The estimate forms part of the FSA's consultation paper on the implementation of the EU's AIFMD, which lays out rules for alternative investment funds and managers, including the requirement for funds to disclose leverage levels and changes to leverage within alternative funds.
The directive also requires alternative managers to have remuneration policies which promote effective risk management and will introduce a remuneration code for alternative investment firms for the first time.
In its cost benefit analysis, the FSA estimated one-off costs associated with implementing the directive would amount to around £5 million for the FSA and its successor the Financial Conduct Authority (FCA), which it said would cover the need for additional supervisory staff and developing new systems to cope with changes.
It also anticipates one-off costs for the alternative investment fund management industry concerning operating requirements could reach £480,000, coupled with ongoing costs up to £1.2 million.
Introducing a remuneration code could cost alternative managers up to £447,000 in one-off payments and up to £185,000 ongoing, with one-off costs up to £185,000 estimated with implementing the leverage aspect of the rules, alongside up to £195,000 ongoing.

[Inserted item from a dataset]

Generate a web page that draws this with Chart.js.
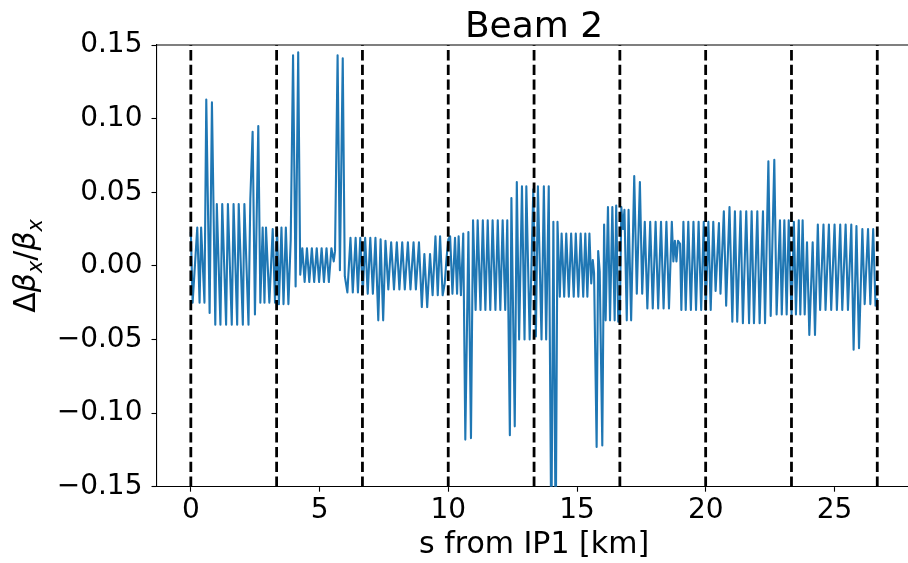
<!DOCTYPE html>
<html lang="en">
<head>
<meta charset="UTF-8">
<title>Beam 2</title>
<script src="https://cdn.jsdelivr.net/npm/chart.js"></script>
<style>
    html, body { margin: 0; padding: 0; background: #fff; overflow: hidden; }
    #wrap { width: 908px; height: 563px; overflow: hidden; }
</style>
</head>
<body>
<div id="wrap"><canvas id="beat" width="920" height="563"></canvas></div>
<script>
// longitudinal position (km) of each point
const sKm = [
    0.00, 0.07, 0.25, 0.34, 0.40, 0.53, 0.60, 0.73, 0.82, 0.95, 1.01, 1.15, 1.22, 1.37, 1.44, 1.59,
    1.66, 1.80, 1.86, 2.02, 2.08, 2.24, 2.31, 2.40, 2.49, 2.62, 2.70, 2.79, 2.86, 2.92, 3.05, 3.18, 3.27,
    3.35, 3.42, 3.52, 3.60, 3.69, 3.79, 3.88, 3.97, 4.07, 4.17, 4.25, 4.33, 4.42, 4.51, 4.60, 4.70,
    4.79, 4.89, 4.98, 5.08, 5.17, 5.27, 5.36, 5.46, 5.55, 5.60, 5.70, 5.79, 5.90, 5.98, 6.08, 6.20,
    6.29, 6.40, 6.49, 6.58, 6.68,
    6.77, 6.87, 6.97, 7.07, 7.17, 7.28, 7.37, 7.47, 7.56, 7.67, 7.78, 7.89, 8.00, 8.10, 8.21, 8.31,
    8.43, 8.53, 8.65, 8.74, 8.86, 8.97, 9.07, 9.18, 9.29, 9.39, 9.50, 9.59, 9.68, 9.78, 9.86, 9.93,
    10.00, 10.07, 10.16, 10.26, 10.34, 10.40, 10.49, 10.58, 10.66, 10.78, 10.88, 10.96, 11.06, 11.14,
    11.25, 11.34, 11.44, 11.53, 11.63, 11.72, 11.83, 11.92, 12.02, 12.11, 12.21, 12.29, 12.39, 12.45,
    12.58, 12.66, 12.75, 12.86, 12.96, 13.03, 13.16, 13.30,
    13.40, 13.48, 13.62, 13.71, 13.80, 13.90, 14.00, 14.08, 14.17, 14.24, 14.33, 14.40, 14.50, 14.58,
    14.68, 14.77, 14.87, 14.95, 15.05, 15.14, 15.24, 15.32, 15.40, 15.48, 15.55, 15.61, 15.66, 15.76,
    15.82, 15.88, 15.98, 16.05, 16.11, 16.20, 16.28, 16.37, 16.46, 16.52, 16.60, 16.66,
    16.72, 16.78, 16.84, 16.93, 17.00, 17.10, 17.22, 17.32, 17.44, 17.53, 17.63, 17.73, 17.84, 17.94,
    18.05, 18.15, 18.26, 18.36, 18.47, 18.57, 18.68, 18.74, 18.80, 18.86, 18.92, 19.00, 19.05, 19.13,
    19.22, 19.32, 19.42, 19.52, 19.62, 19.72, 19.82, 19.92, 20.00,
    20.10, 20.19, 20.29, 20.38, 20.51, 20.57, 20.70, 20.79, 20.92, 21.03, 21.13, 21.22, 21.35, 21.44,
    21.57, 21.68, 21.78, 21.87, 22.00, 22.09, 22.22, 22.30, 22.43, 22.52, 22.66, 22.75, 22.88, 22.95,
    23.05, 23.14, 23.22, 23.33, 23.42, 23.50, 23.61, 23.67, 23.76, 23.84, 23.93, 24.02, 24.15, 24.24,
    24.35, 24.44, 24.57, 24.65, 24.78, 24.87, 25.00, 25.09, 25.22, 25.30, 25.43, 25.52, 25.65, 25.74,
    25.85, 25.95, 26.08, 26.17, 26.30, 26.39, 26.50, 26.59, 26.66
];

// horizontal beta-beating at those positions
const dBeta = [
    0.023, -0.025, 0.026, -0.025, 0.026, -0.025, 0.113, -0.032, 0.111, -0.040, 0.042, -0.040, 0.042, -0.040, 0.042, -0.040,
    0.042, -0.040, 0.042, -0.040, 0.042, -0.040, 0.045, 0.091, -0.033, 0.095, -0.025, 0.026, -0.025, 0.026, -0.025, 0.025, -0.025,
    0.026, -0.026, 0.026, -0.026, 0.026, -0.026, 0.018, 0.143, -0.014, 0.145, -0.006, 0.012, -0.011, 0.012, -0.011, 0.012,
    -0.011, 0.012, -0.011, 0.012, -0.011, 0.012, -0.011, 0.012, 0.003, 0.010, 0.143, -0.003, 0.141, -0.007, -0.018, 0.019,
    -0.018, 0.019, -0.018, 0.019, -0.018,
    0.019, -0.019, 0.019, -0.019, 0.019, -0.037, 0.018, -0.037, 0.017, -0.016, 0.016, -0.016, 0.016, -0.016, 0.016, -0.016,
    0.016, -0.016, 0.016, -0.016, 0.016, -0.028, 0.008, -0.028, 0.008, -0.020, 0.020, -0.020, 0.020, -0.020, -0.012, 0.005,
    0.018, 0.020, -0.019, 0.019, -0.019, 0.020, -0.020, 0.022, -0.118, 0.023, -0.117, 0.031, -0.030, 0.031,
    -0.030, 0.031, -0.030, 0.031, -0.030, 0.031, -0.030, 0.031, -0.030, 0.031, -0.030, 0.031, -0.115, 0.046,
    -0.109, 0.057, -0.050, 0.054, -0.050, 0.054, -0.050, 0.052,
    -0.048, 0.054, -0.050, 0.054, -0.050, 0.054, -0.190, 0.030, -0.190, 0.030, -0.021, 0.022, -0.021, 0.022,
    -0.021, 0.022, -0.021, 0.022, -0.021, 0.022, -0.021, 0.022, -0.021, 0.022, -0.012, 0.004, -0.005, -0.123,
    0.010, -0.004, -0.122, 0.028, -0.037, 0.040, -0.037, 0.040, -0.037, 0.041, -0.038, -0.036,
    0.040, 0.025, 0.038, -0.037, 0.038, -0.037, 0.061, -0.019, 0.057, -0.019, 0.030, -0.029, 0.030, -0.029,
    0.030, -0.029, 0.030, -0.029, 0.030, -0.029, 0.030, 0.003, 0.017, 0.003, 0.017, 0.015, -0.030, 0.030,
    -0.030, 0.030, -0.030, 0.030, -0.030, 0.030, -0.030, 0.030, -0.030,
    0.030, -0.030, 0.030, -0.017, 0.029, -0.019, 0.037, -0.027, 0.040, -0.038, 0.037, -0.038, 0.037, -0.039,
    0.037, -0.039, 0.037, -0.039, 0.037, -0.039, 0.037, -0.039, 0.071, -0.034, 0.072, -0.033, 0.031, -0.033,
    0.031, -0.033, 0.031, -0.033, 0.030, -0.033, 0.031, -0.033, 0.031, -0.033, 0.016, -0.047, 0.016, -0.047,
    0.028, -0.030, 0.028, -0.030, 0.028, -0.030, 0.028, -0.030, 0.028, -0.030, 0.028, -0.030, 0.028, -0.057,
    0.027, -0.056, 0.025, -0.026, 0.025, -0.026, 0.025, -0.027, -0.022
];

// interaction points / octant boundaries (km)
const ipKm = [0, 3.332, 6.665, 9.997, 13.330, 16.662, 19.994, 23.327, 26.659];

const xTicks = [0, 5, 10, 15, 20, 25];
const yTicks = [-0.15, -0.10, -0.05, 0, 0.05, 0.10, 0.15];
const xRange = [-1.333, 27.992];
const yRange = [-0.15, 0.15];

const FONT = "'DejaVu Sans', sans-serif";

const points = sKm.map((s, i) => ({ x: s, y: dBeta[i] }));

const ipLines = ipKm.map(s => ({
    data: [{ x: s, y: yRange[0] }, { x: s, y: yRange[1] }],
    borderColor: '#000',
    borderWidth: 2.8,
    borderDash: [10.3, 4.4],
    pointRadius: 0,
    order: 0
}));

// title, y label with subscripts, and the top spine
const decor = {
    id: 'decor',
    afterDraw(chart) {
        const { ctx, chartArea: a } = chart;
        ctx.save();
        ctx.strokeStyle = '#000';
        ctx.lineWidth = 1.1;
        ctx.beginPath();
        ctx.moveTo(a.left, a.top);
        ctx.lineTo(a.right, a.top);
        ctx.lineTo(a.right, a.bottom);
        ctx.stroke();

        ctx.fillStyle = '#000';
        ctx.font = '36px ' + FONT;
        ctx.textAlign = 'center';
        ctx.textBaseline = 'alphabetic';
        ctx.fillText('Beam 2', (a.left + a.right) / 2, 37);

        // Δβx/βx, rotated
        const F = 30;
        const parts = [
            ['\u0394', '', 0, 1],
            ['\u03b2', 'italic ', 0, 1],
            ['x', 'italic ', 0.22, 0.7],
            ['/', '', 0, 1],
            ['\u03b2', 'italic ', 0, 1],
            ['x', 'italic ', 0.22, 0.7]
        ];
        let total = 0;
        const widths = parts.map(p => {
            ctx.font = p[1] + (F * p[3]) + 'px ' + FONT;
            const w = ctx.measureText(p[0]).width;
            total += w;
            return w;
        });
        ctx.translate(35, (a.top + a.bottom) / 2);
        ctx.rotate(-Math.PI / 2);
        ctx.textAlign = 'left';
        let x = -total / 2;
        parts.forEach((p, i) => {
            ctx.font = p[1] + (F * p[3]) + 'px ' + FONT;
            ctx.fillText(p[0], x, p[2] * F);
            x += widths[i];
        });
        ctx.restore();
    }
};

new Chart(document.getElementById('beat'), {
    type: 'line',
    data: {
        datasets: [
            ...ipLines,
            {
                data: points,
                borderColor: '#1f77b4',
                borderWidth: 2.1,
                borderJoinStyle: 'round',
                pointRadius: 0,
                tension: 0,
                order: 1
            }
        ]
    },
    options: {
        responsive: false,
        animation: false,
        layout: { padding: { top: 45, right: 8.4, bottom: 0, left: 0 } },
        plugins: { legend: { display: false }, tooltip: { enabled: false } },
        scales: {
            x: {
                type: 'linear',
                min: xRange[0],
                max: xRange[1],
                afterFit: s => { s.height = 76.3; },
                afterBuildTicks: s => { s.ticks = xTicks.map(v => ({ value: v })); },
                grid: { drawOnChartArea: false, drawTicks: true, tickLength: 5, tickColor: '#000', tickWidth: 1.1 },
                border: { display: true, color: '#000', width: 1.1 },
                ticks: { color: '#000', font: { family: FONT, size: 28 }, padding: 2, maxRotation: 0, autoSkip: false,
                         callback: v => String(v) },
                title: { display: true, text: 's from IP1 [km]', color: '#000', font: { family: FONT, size: 30 },
                         padding: { top: 0, bottom: 0 } }
            },
            y: {
                type: 'linear',
                min: yRange[0],
                max: yRange[1],
                afterFit: s => { s.width = 156.5; },
                afterBuildTicks: s => { s.ticks = yTicks.map(v => ({ value: v })); },
                grid: { drawOnChartArea: false, drawTicks: true, tickLength: 5, tickColor: '#000', tickWidth: 1.1 },
                border: { display: true, color: '#000', width: 1.1 },
                ticks: { color: '#000', font: { family: FONT, size: 28 }, padding: 9,
                         callback: v => (v < 0 ? '\u2212' : '') + Math.abs(v).toFixed(2) }
            }
        }
    },
    plugins: [decor]
});
</script>
</body>
</html>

The FSA noted that ‘almost all respondents found it difficult to provide meaningful and detailed cost estimates’ owing to uncertainty about the impact of the rules.
The FSA emphasised that it has ‘little scope for discretion’ in terms of how it implements the Aifmd regulations, which must be in force by 22 July 2013, with each EU state allowed a limited number of options or changes to the standard package of rules.
Forming part of the proposals, the FSA said alternative investment managers would need to disclose when they make changes to the maximum level of leverage in their funds.